# Ordner Spurlos verschwunden



## Dakicka (13. April 2007)

Hallo,
Ich habe folgendes Problem:
Ich habe 2 Festplatten in meinem Rechner, eine S-ATAII und eine alte 80GB IDE.
Die 80 GB platte ist in eine 5gb Partition und eine 75 GB Partition geteilt.
Als ich dann gestern meinen Rechner hochgefahren habe war ein Ordner mit ca 50GB spurlos verschwunden. Wenn ich gucke wieviel Platz noch auf der HDD frei ist, ist es aber wie vorher. Ich habe schon überall geguckt ob der Ordner ausversehen verschoben wurde, wurde er nicht -.- Ich habe schon Scandisk einmal durchlaufen lassen, jedoch ohne Erfolg.

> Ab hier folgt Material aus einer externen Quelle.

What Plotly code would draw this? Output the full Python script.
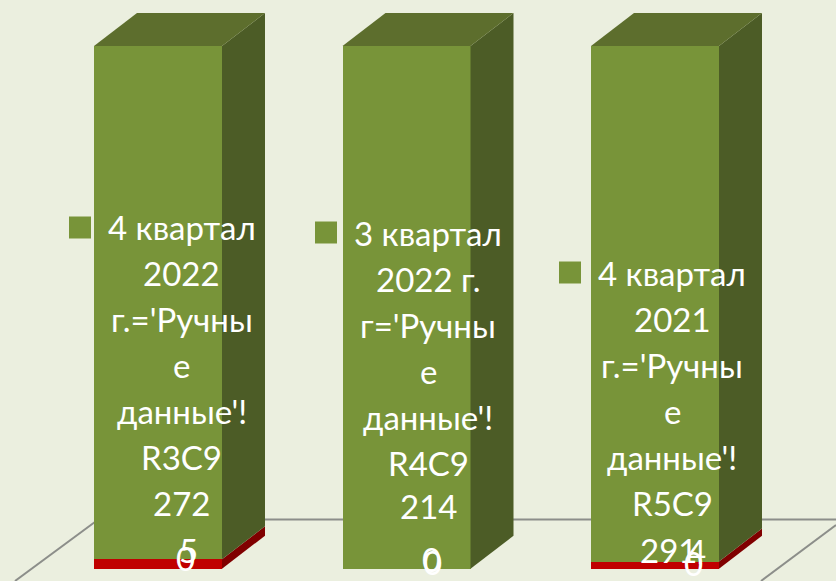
import plotly.graph_objects as go

# ---- data ----
categories = ["4 квартал 2022 г.", "3 квартал 2022 г.", "4 квартал 2021 г."]
manual_values = [272, 214, 291]
red_values = [5, 0, 4]
zero_values = [0, 0, 0]
label_lines = [
    ["4 квартал", "2022", "г.='Ручны", "е", "данные'!", "R3C9"],
    ["3 квартал", "2022 г.", "г='Ручны", "е", "данные'!", "R4C9"],
    ["4 квартал", "2021", "г.='Ручны", "е", "данные'!", "R5C9"],
]

# ---- layout constants (pixels of the 836x581 picture) ----
W, H = 836, 581
BAR_PX, STEP_PX, FIRST_PX = 128.0, 248.5, 158.0
TOP_PX, BASE_PX = 46.0, 568.7
DX_PX, DY_PX = 43.0, 33.0
BG = "#EBEFDF"
FRONT, SIDE, TOP = "#789439", "#4C5C26", "#5D6E2D"
RED, RED_SIDE = "#C00000", "#800000"
LINE = "#8C8E8A"
FONT = "Lato, 'Open Sans', sans-serif"
FS = 33
LINE_PX = 46.0
# label block: centre x, first-line y, key x, key y
LABEL_POS = [(181.5, 227, 80, 227.5), (428, 233, 326, 232.5), (672, 273, 570, 272.5)]
VALUE_Y = [503, 506, 550]
VALUE_X = [181.5, 428, 668]
RED_LABEL_POS = [(188, 550), (431, 559), (696, 551)]
ZERO_LABEL_POS = [(185, 558), (432, 562), (693, 563)]

px_x = lambda p: (p - FIRST_PX) / STEP_PX
span = BASE_PX - TOP_PX
px_y = lambda p: (BASE_PX - p) / span
dx, dy = DX_PX / STEP_PX, DY_PX / span
bw = BAR_PX / STEP_PX
xs = list(range(len(categories)))

fig = go.Figure()
fig.add_bar(x=xs, y=red_values, name="red", marker=dict(color=RED, line=dict(width=0)), width=bw)
fig.add_bar(x=xs, y=manual_values, name="green", marker=dict(color=FRONT, line=dict(width=0)), width=bw)
fig.add_bar(x=xs, y=zero_values, name="zero", marker=dict(color=FRONT, line=dict(width=0)), width=bw)


def poly(px, py, color):
    fig.add_scatter(x=px, y=py, mode="lines", fill="toself", fillcolor=color,
                    line=dict(width=0, color=color), hoverinfo="skip", showlegend=False)


for i, x in enumerate(xs):
    total = red_values[i] + manual_values[i] + zero_values[i]
    frac = red_values[i] / total
    l, r = x - bw / 2, x + bw / 2
    if frac > 0:
        poly([r, r + dx, r + dx, r], [0, dy, frac + dy, frac], RED_SIDE)
    poly([r, r + dx, r + dx, r], [frac, frac + dy, 1 + dy, 1], SIDE)
    poly([l, r, r + dx, l + dx], [1, 1, 1 + dy, 1 + dy], TOP)

# legend keys
fig.add_scatter(x=[px_x(p[2]) for p in LABEL_POS], y=[px_y(p[3]) for p in LABEL_POS],
                mode="markers", marker=dict(symbol="square", size=22, color=FRONT),
                hoverinfo="skip", showlegend=False)

def text(t, xp, yp):
    fig.add_annotation(x=px_x(xp), y=px_y(yp), xref="x", yref="y", text=t, showarrow=False,
                       xanchor="center", yanchor="middle",
                       font=dict(family=FONT, size=FS, color="white"))

for i in xs:
    cx, y0, _, _ = LABEL_POS[i]
    for j, t in enumerate(label_lines[i]):
        text(t, cx, y0 + j * LINE_PX)
    text(str(manual_values[i]), VALUE_X[i], VALUE_Y[i])
    text(str(red_values[i]), *RED_LABEL_POS[i])
    text(str(zero_values[i]), *ZERO_LABEL_POS[i])

floor = [((98.3, 519.5), (836, 519.5)), ((15, 581), (98.3, 519.5)), ((761, 581), (836, 525))]
shapes = [dict(type="line", xref="x", yref="y", layer="below", x0=px_x(a[0]), y0=px_y(a[1]),
               x1=px_x(b[0]), y1=px_y(b[1]), line=dict(color=LINE, width=2)) for a, b in floor]

fig.update_layout(
    width=W, height=H, margin=dict(l=0, r=0, t=0, b=0), showlegend=False,
    barmode="stack", barnorm="fraction", paper_bgcolor=BG, plot_bgcolor=BG, shapes=shapes,
    xaxis=dict(range=[px_x(0), px_x(W)], visible=False, fixedrange=True),
    yaxis=dict(range=[px_y(H), px_y(0)], visible=False, fixedrange=True),
)
fig.write_html("out.html", config={"displayModeBar": False},
               post_script="document.body.style.margin='0';document.body.style.overflow='hidden';")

Was kann ich noch tuen? Der Ordner scheint ja Physisch noch da zu sein.

Danke Schonmal.

MfG Dakicka


----------



## Raubkopierer (13. April 2007)

Es gibt Programme von O&O Software, mit denen sich sowas wiederherstellen lässt... lad dir mal ne Demo runter und versuch dein Glück.


----------



## ojamaney (17. April 2007)

Hat der Ordner vielleicht das Attribut "versteckt" und in den Einstellungen des Windows-Explorer ist einegstellt, dass Versteckte Ordner nicht angezeigt werden?


----------



## Anime-Otaku (17. April 2007)

Oder er wurde als Systemordner deklariert oder liegt in einem welches auch im Explorer unter Extras Ordneroption  unter  dem Reiter Ansicht.


----------



## Dakicka (17. April 2007)

Anime-Otaku hatte recht, wie kann sowas denn einfach so passieren?

Vielen danke an euch andere


----------